• **Directions**:
Restate exactly the lines that run from the start of the records below to the line containing "const categories = ['1', '2', '3', '4', '5', '6'];", counting both ends, and nothing else; pictures stay out.

• **Data rows**:
______

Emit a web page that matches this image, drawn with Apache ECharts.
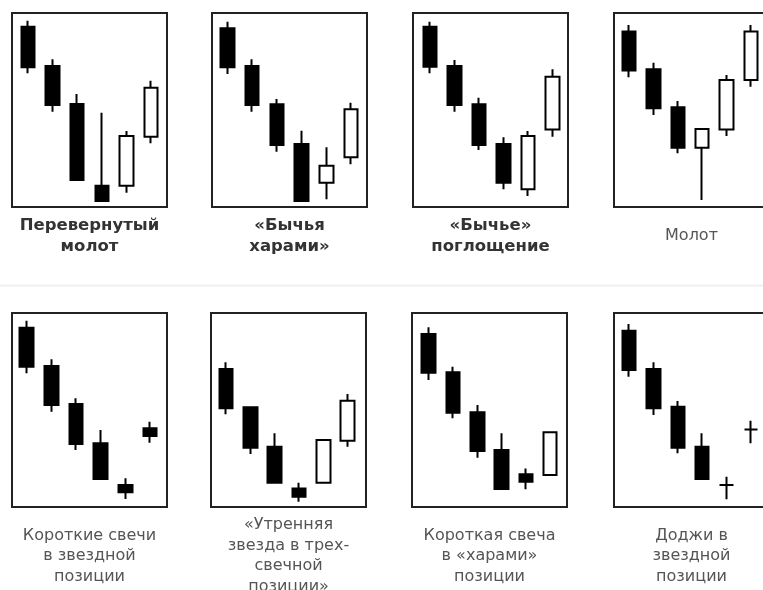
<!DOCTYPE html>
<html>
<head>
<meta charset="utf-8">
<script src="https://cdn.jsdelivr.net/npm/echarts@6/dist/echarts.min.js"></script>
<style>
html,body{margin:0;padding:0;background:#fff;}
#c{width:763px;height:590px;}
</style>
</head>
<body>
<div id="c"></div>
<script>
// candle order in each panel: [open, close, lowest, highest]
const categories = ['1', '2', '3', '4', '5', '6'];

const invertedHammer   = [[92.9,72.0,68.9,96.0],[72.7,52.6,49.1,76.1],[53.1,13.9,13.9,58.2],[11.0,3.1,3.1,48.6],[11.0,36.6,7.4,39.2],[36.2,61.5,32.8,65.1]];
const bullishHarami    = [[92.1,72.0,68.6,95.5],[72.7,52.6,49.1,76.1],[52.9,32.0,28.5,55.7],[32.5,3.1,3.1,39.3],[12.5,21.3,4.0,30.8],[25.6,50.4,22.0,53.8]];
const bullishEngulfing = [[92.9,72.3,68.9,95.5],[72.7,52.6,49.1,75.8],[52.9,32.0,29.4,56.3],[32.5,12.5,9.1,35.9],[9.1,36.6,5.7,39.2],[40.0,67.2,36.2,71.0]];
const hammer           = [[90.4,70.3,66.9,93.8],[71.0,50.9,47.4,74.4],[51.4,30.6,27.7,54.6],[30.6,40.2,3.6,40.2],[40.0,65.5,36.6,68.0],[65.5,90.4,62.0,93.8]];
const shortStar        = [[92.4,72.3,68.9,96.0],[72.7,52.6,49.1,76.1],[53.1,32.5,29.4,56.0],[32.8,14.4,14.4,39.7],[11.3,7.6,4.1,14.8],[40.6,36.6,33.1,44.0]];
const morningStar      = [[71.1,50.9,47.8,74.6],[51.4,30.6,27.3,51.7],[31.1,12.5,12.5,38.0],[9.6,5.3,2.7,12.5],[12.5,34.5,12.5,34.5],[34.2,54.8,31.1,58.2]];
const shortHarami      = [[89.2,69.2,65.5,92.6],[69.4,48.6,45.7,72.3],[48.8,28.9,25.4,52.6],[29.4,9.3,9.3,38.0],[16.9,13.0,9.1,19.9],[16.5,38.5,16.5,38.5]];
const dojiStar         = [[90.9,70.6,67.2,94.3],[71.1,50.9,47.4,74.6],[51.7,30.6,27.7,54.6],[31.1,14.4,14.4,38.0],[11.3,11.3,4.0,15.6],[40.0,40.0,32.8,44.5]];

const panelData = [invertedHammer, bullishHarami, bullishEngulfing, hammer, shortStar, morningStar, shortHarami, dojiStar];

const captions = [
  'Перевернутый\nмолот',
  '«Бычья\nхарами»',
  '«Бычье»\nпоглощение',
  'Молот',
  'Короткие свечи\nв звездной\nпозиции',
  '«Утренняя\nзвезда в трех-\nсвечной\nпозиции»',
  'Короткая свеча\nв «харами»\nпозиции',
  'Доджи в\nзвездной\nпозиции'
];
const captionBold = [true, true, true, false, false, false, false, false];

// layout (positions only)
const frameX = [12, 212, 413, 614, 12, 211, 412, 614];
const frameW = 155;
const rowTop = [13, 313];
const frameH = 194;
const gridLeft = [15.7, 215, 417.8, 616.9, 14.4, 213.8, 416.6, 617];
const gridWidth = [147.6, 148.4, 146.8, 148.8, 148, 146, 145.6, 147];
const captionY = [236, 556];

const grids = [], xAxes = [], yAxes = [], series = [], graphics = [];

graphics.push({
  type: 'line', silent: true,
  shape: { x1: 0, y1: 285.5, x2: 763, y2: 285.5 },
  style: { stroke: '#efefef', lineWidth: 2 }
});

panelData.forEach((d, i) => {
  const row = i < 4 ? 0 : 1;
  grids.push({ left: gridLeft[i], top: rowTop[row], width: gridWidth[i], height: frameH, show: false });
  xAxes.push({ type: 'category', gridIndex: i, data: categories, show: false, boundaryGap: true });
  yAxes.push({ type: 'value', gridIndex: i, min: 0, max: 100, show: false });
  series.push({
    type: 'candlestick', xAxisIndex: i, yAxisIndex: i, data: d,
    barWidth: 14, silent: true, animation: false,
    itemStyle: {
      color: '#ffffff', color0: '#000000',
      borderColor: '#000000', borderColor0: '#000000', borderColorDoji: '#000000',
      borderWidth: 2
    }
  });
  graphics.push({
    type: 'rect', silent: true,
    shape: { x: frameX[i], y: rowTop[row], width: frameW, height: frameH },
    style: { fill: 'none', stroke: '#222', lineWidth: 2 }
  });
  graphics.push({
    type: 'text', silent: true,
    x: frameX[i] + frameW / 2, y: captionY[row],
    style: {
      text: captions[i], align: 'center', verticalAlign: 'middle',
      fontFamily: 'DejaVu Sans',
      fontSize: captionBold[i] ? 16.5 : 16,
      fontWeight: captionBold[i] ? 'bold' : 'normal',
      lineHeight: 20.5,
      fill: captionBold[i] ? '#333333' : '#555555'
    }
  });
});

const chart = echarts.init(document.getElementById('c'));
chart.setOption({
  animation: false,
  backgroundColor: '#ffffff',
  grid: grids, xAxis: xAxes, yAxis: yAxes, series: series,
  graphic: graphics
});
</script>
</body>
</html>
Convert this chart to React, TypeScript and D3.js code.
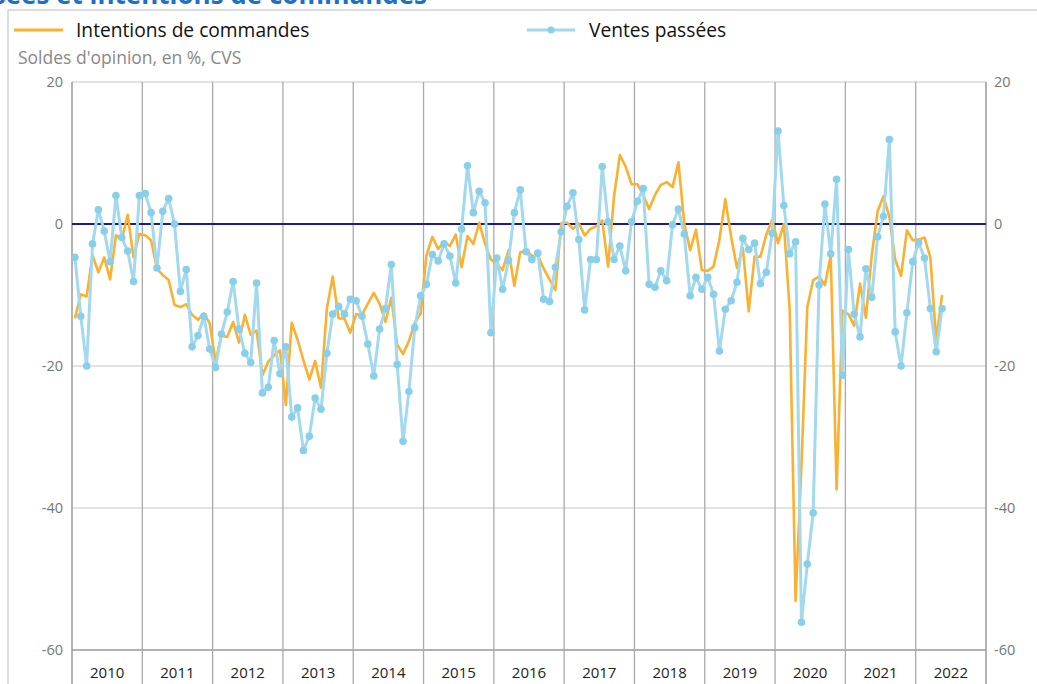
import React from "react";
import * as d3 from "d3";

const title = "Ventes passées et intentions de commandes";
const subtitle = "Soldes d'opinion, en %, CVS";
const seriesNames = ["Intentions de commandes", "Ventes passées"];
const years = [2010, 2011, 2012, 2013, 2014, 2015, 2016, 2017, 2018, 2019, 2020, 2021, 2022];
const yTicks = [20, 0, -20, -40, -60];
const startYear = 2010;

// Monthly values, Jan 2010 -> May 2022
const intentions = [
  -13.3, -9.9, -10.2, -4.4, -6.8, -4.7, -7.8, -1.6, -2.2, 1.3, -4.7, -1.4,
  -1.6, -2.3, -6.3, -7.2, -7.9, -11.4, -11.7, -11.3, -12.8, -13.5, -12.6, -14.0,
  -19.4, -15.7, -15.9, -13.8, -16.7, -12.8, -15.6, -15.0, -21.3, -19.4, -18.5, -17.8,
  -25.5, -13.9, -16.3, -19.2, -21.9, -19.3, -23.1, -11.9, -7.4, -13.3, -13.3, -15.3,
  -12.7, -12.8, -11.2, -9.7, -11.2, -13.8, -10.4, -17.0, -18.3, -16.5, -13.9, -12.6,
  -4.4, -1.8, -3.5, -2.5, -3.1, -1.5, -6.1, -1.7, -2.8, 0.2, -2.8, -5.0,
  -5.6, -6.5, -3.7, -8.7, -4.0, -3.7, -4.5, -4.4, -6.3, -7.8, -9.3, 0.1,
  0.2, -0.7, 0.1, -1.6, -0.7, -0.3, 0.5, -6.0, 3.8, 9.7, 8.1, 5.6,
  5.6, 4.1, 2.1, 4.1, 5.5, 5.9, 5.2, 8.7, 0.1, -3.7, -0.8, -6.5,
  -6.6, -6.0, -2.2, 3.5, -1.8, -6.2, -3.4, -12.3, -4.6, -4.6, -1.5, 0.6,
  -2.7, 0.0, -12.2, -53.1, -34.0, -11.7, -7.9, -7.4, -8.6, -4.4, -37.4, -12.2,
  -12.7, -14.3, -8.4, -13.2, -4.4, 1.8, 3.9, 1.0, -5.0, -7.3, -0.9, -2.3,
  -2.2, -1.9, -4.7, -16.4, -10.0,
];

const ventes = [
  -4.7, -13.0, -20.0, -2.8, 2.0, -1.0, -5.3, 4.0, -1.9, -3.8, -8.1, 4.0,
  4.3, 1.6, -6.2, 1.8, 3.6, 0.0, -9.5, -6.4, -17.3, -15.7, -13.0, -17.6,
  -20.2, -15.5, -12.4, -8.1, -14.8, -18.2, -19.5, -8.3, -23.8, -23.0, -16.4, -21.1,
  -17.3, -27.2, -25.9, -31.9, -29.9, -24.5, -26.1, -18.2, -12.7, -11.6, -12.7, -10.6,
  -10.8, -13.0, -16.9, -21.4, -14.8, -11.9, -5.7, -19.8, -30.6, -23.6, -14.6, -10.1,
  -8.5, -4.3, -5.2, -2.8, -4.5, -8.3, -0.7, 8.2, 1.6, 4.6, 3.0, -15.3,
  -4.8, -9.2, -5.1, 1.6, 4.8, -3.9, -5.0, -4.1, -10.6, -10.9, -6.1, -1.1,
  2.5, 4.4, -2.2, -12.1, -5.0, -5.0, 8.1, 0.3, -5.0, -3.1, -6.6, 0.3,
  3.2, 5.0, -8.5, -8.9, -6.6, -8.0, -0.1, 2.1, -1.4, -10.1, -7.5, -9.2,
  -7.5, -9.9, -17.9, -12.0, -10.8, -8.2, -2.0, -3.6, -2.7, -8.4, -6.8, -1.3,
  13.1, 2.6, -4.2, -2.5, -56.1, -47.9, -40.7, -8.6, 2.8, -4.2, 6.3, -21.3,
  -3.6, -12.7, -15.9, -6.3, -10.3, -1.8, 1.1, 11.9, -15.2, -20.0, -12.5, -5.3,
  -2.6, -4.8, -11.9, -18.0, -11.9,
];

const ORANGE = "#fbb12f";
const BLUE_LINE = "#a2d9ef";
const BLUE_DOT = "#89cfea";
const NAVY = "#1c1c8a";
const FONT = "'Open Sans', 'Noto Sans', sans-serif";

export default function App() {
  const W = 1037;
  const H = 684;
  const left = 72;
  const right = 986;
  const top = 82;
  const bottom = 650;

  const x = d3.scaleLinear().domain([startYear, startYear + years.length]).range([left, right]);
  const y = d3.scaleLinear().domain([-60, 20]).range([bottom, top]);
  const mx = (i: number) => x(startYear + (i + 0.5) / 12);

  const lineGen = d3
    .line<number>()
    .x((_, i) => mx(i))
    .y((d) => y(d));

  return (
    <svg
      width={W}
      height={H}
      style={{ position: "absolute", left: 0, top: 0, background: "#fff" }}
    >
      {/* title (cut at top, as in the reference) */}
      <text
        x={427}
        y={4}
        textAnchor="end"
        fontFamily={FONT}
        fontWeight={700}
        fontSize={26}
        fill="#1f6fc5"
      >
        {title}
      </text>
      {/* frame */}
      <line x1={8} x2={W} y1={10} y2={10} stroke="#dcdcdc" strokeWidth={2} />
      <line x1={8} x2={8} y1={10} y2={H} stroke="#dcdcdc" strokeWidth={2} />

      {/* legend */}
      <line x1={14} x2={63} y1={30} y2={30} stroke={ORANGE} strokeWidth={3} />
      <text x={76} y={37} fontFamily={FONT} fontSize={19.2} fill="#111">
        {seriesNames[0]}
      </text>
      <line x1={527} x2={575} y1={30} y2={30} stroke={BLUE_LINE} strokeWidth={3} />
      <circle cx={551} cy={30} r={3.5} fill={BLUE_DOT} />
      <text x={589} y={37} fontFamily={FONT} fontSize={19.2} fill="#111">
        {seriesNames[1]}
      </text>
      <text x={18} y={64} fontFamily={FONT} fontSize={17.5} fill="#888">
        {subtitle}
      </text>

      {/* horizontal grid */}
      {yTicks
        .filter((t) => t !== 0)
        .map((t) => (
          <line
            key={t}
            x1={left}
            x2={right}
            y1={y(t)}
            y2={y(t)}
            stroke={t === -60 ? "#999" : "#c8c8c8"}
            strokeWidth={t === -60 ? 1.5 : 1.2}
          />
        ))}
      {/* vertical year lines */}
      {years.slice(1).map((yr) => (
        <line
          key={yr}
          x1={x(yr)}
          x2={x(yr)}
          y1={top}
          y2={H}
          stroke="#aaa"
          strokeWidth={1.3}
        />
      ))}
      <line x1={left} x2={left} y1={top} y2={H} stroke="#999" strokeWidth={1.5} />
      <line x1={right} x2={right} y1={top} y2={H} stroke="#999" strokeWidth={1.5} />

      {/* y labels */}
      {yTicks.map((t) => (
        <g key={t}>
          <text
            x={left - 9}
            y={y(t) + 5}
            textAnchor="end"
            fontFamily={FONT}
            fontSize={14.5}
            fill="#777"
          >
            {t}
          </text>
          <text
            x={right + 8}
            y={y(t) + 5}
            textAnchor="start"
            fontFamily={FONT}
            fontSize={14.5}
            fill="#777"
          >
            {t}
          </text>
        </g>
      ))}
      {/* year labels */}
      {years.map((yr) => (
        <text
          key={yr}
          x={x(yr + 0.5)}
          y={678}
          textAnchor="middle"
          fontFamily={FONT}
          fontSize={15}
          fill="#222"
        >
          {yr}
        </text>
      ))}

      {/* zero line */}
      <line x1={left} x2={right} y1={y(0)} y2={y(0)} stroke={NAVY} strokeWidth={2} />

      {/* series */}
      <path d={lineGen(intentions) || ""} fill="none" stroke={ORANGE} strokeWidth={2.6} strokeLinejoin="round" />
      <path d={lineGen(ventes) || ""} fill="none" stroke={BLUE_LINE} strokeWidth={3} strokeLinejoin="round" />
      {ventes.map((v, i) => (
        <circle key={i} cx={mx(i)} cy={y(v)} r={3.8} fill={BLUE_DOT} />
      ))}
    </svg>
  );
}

______

• **Final result**:
Emit a web page that matches this image, drawn with Apache ECharts.
<!DOCTYPE html>
<html>
<head>
<meta charset="utf-8">
<script src="https://cdn.jsdelivr.net/npm/echarts@6/dist/echarts.min.js"></script>
<style>
html,body{margin:0;padding:0;background:#fff;}
#c{width:763px;height:590px;}
</style>
</head>
<body>
<div id="c"></div>
<script>
// candle order in each panel: [open, close, lowest, highest]
const categories = ['1', '2', '3', '4', '5', '6'];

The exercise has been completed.